======== AVAILABLE RECORDS ========

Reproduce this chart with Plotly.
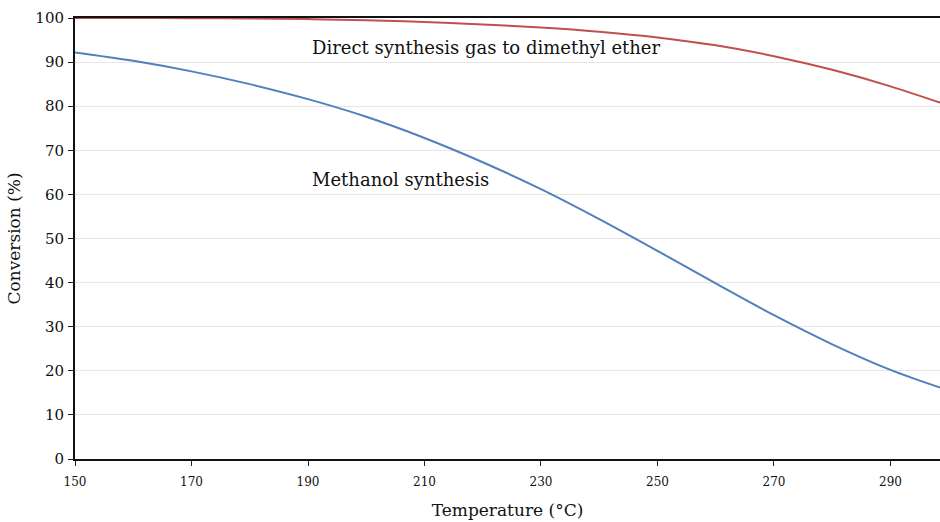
import plotly.graph_objects as go

# Temperature (°C) and conversion (%) for the two processes
temperature_c = [150, 160, 170, 180, 190, 200, 210, 220, 230, 240, 250, 260, 270, 280, 290, 298.5]
methanol_conv = [92.2, 90.3, 87.9, 85.0, 81.6, 77.6, 72.8, 67.3, 61.2, 54.4, 47.2, 39.8, 32.6, 26.0, 20.2, 16.2]
dme_conv = [100.0, 99.99, 99.96, 99.9, 99.75, 99.5, 99.1, 98.55, 97.85, 96.9, 95.6, 93.8, 91.35, 88.25, 84.5, 80.8]

x_ticks = [150, 170, 190, 210, 230, 250, 270, 290]
y_ticks = [0, 10, 20, 30, 40, 50, 60, 70, 80, 90, 100]

FONT = "DejaVu Serif"

fig = go.Figure()
fig.add_trace(go.Scatter(
    x=temperature_c, y=dme_conv, mode="lines",
    line=dict(color="#c0504d", width=2, shape="spline", smoothing=1.0),
    name="Direct synthesis gas to dimethyl ether", showlegend=False,
))
fig.add_trace(go.Scatter(
    x=temperature_c, y=methanol_conv, mode="lines",
    line=dict(color="#4f81bd", width=2, shape="spline", smoothing=1.0),
    name="Methanol synthesis", showlegend=False,
))

fig.add_annotation(x=190.3, y=93.4, text="Direct synthesis gas to dimethyl ether",
                   showarrow=False, xanchor="left", yanchor="middle",
                   font=dict(family=FONT, size=18, color="#111"))
fig.add_annotation(x=190.3, y=63.3, text="Methanol synthesis",
                   showarrow=False, xanchor="left", yanchor="middle",
                   font=dict(family=FONT, size=18, color="#111"))

fig.update_layout(
    width=940, height=522,
    margin=dict(l=75, r=0, t=18, b=63),
    paper_bgcolor="white", plot_bgcolor="white",
    font=dict(family=FONT, color="#111"),
)
fig.update_xaxes(
    range=[150, 298.5], tickvals=x_ticks, ticks="outside", ticklen=5,
    tickcolor="#222", tickwidth=1, showgrid=False, zeroline=False,
    showline=True, linecolor="#111", linewidth=2, mirror=True,
    tickfont=dict(family=FONT, size=12), ticklabelstandoff=6,
    title=dict(text="Temperature (°C)", font=dict(family=FONT, size=17), standoff=16),
)
fig.update_yaxes(
    range=[0, 100], tickvals=y_ticks, ticks="outside", ticklen=5,
    tickcolor="#222", tickwidth=1, showgrid=True, gridcolor="#e6e6e6", gridwidth=1,
    zeroline=False, showline=True, linecolor="#111", linewidth=2,
    tickfont=dict(family=FONT, size=15), ticklabelstandoff=1,
    title=dict(text="Conversion (%)", font=dict(family=FONT, size=17), standoff=10),
)

fig.write_html("out.html")
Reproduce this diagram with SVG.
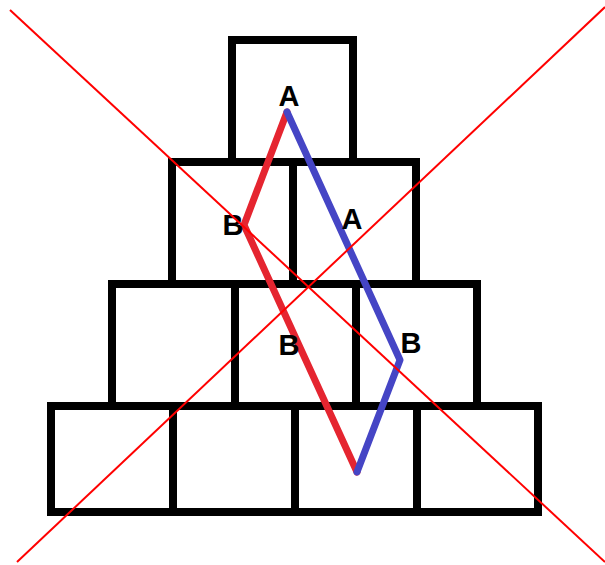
<svg xmlns="http://www.w3.org/2000/svg" width="605" height="565" viewBox="0 0 605 565">
<style>
.box{fill:none;stroke:#000;stroke-width:8;stroke-linecap:square}
.lbl{font-family:"Liberation Sans",Arial,sans-serif;font-weight:bold;font-size:29px;fill:#000;text-anchor:middle}
.path{fill:none;stroke-width:7;stroke-linecap:round;stroke-linejoin:round}
.cross{stroke:#ff0000;stroke-width:2;fill:none}
</style>
<rect width="605" height="565" fill="#fff"/>
<g id="row1"><rect class="box" x="232" y="40" width="121" height="122"/></g>
<g id="row2">
<rect class="box" x="172" y="162" width="121" height="122"/>
<rect class="box" x="293" y="162" width="123" height="122"/>
</g>
<g id="row3">
<rect class="box" x="112" y="284" width="123" height="122"/>
<rect class="box" x="235" y="284" width="121" height="122"/>
<rect class="box" x="356" y="284" width="121" height="122"/>
</g>
<g id="row4">
<rect class="box" x="51" y="406" width="122" height="106"/>
<rect class="box" x="173" y="406" width="122" height="106"/>
<rect class="box" x="295" y="406" width="122" height="106"/>
<rect class="box" x="417" y="406" width="121" height="106"/>
</g>
<g id="connectors">
<polyline class="path" stroke="#e52530" points="287,112 244,225 357,472"/>
<polyline class="path" stroke="#4545c5" points="287,112 400,360 357,472"/>
</g>
<g id="labels">
<text class="lbl" x="289" y="106">A</text>
<text class="lbl" x="233" y="235">B</text>
<text class="lbl" x="352" y="229">A</text>
<text class="lbl" x="289" y="355">B</text>
<text class="lbl" x="411" y="353">B</text>
</g>
<g id="cross">
<line class="cross" x1="10" y1="10" x2="605" y2="562"/>
<line class="cross" x1="17" y1="562" x2="605" y2="7"/>
</g>
</svg>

========

Transcribe every record above exactly as written, leaving out any pictures.

Reproduce this chart with Plotly.
import plotly.graph_objects as go

# Temperature (°C) and conversion (%) for the two processes
temperature_c = [150, 160, 170, 180, 190, 200, 210, 220, 230, 240, 250, 260, 270, 280, 290, 298.5]
methanol_conv = [92.2, 90.3, 87.9, 85.0, 81.6, 77.6, 72.8, 67.3, 61.2, 54.4, 47.2, 39.8, 32.6, 26.0, 20.2, 16.2]
dme_conv = [100.0, 99.99, 99.96, 99.9, 99.75, 99.5, 99.1, 98.55, 97.85, 96.9, 95.6, 93.8, 91.35, 88.25, 84.5, 80.8]

x_ticks = [150, 170, 190, 210, 230, 250, 270, 290]
y_ticks = [0, 10, 20, 30, 40, 50, 60, 70, 80, 90, 100]

FONT = "DejaVu Serif"

fig = go.Figure()
fig.add_trace(go.Scatter(
    x=temperature_c, y=dme_conv, mode="lines",
    line=dict(color="#c0504d", width=2, shape="spline", smoothing=1.0),
    name="Direct synthesis gas to dimethyl ether", showlegend=False,
))
fig.add_trace(go.Scatter(
    x=temperature_c, y=methanol_conv, mode="lines",
    line=dict(color="#4f81bd", width=2, shape="spline", smoothing=1.0),
    name="Methanol synthesis", showlegend=False,
))

fig.add_annotation(x=190.3, y=93.4, text="Direct synthesis gas to dimethyl ether",
                   showarrow=False, xanchor="left", yanchor="middle",
                   font=dict(family=FONT, size=18, color="#111"))
fig.add_annotation(x=190.3, y=63.3, text="Methanol synthesis",
                   showarrow=False, xanchor="left", yanchor="middle",
                   font=dict(family=FONT, size=18, color="#111"))

fig.update_layout(
    width=940, height=522,
    margin=dict(l=75, r=0, t=18, b=63),
    paper_bgcolor="white", plot_bgcolor="white",
    font=dict(family=FONT, color="#111"),
)
fig.update_xaxes(
    range=[150, 298.5], tickvals=x_ticks, ticks="outside", ticklen=5,
    tickcolor="#222", tickwidth=1, showgrid=False, zeroline=False,
    showline=True, linecolor="#111", linewidth=2, mirror=True,
    tickfont=dict(family=FONT, size=12), ticklabelstandoff=6,
    title=dict(text="Temperature (°C)", font=dict(family=FONT, size=17), standoff=16),
)
fig.update_yaxes(
    range=[0, 100], tickvals=y_ticks, ticks="outside", ticklen=5,
    tickcolor="#222", tickwidth=1, showgrid=True, gridcolor="#e6e6e6", gridwidth=1,
    zeroline=False, showline=True, linecolor="#111", linewidth=2,
    tickfont=dict(family=FONT, size=15), ticklabelstandoff=1,
    title=dict(text="Conversion (%)", font=dict(family=FONT, size=17), standoff=10),
)

fig.write_html("out.html")
Reproduce this diagram with SVG.
<svg xmlns="http://www.w3.org/2000/svg" width="605" height="565" viewBox="0 0 605 565">
<style>
.box{fill:none;stroke:#000;stroke-width:8;stroke-linecap:square}
.lbl{font-family:"Liberation Sans",Arial,sans-serif;font-weight:bold;font-size:29px;fill:#000;text-anchor:middle}
.path{fill:none;stroke-width:7;stroke-linecap:round;stroke-linejoin:round}
.cross{stroke:#ff0000;stroke-width:2;fill:none}
</style>
<rect width="605" height="565" fill="#fff"/>
<g id="row1"><rect class="box" x="232" y="40" width="121" height="122"/></g>
<g id="row2">
<rect class="box" x="172" y="162" width="121" height="122"/>
<rect class="box" x="293" y="162" width="123" height="122"/>
</g>
<g id="row3">
<rect class="box" x="112" y="284" width="123" height="122"/>
<rect class="box" x="235" y="284" width="121" height="122"/>
<rect class="box" x="356" y="284" width="121" height="122"/>
</g>
<g id="row4">
<rect class="box" x="51" y="406" width="122" height="106"/>
<rect class="box" x="173" y="406" width="122" height="106"/>
<rect class="box" x="295" y="406" width="122" height="106"/>
<rect class="box" x="417" y="406" width="121" height="106"/>
</g>
<g id="connectors">
<polyline class="path" stroke="#e52530" points="287,112 244,225 357,472"/>
<polyline class="path" stroke="#4545c5" points="287,112 400,360 357,472"/>
</g>
<g id="labels">
<text class="lbl" x="289" y="106">A</text>
<text class="lbl" x="233" y="235">B</text>
<text class="lbl" x="352" y="229">A</text>
<text class="lbl" x="289" y="355">B</text>
<text class="lbl" x="411" y="353">B</text>
</g>
<g id="cross">
<line class="cross" x1="10" y1="10" x2="605" y2="562"/>
<line class="cross" x1="17" y1="562" x2="605" y2="7"/>
</g>
</svg>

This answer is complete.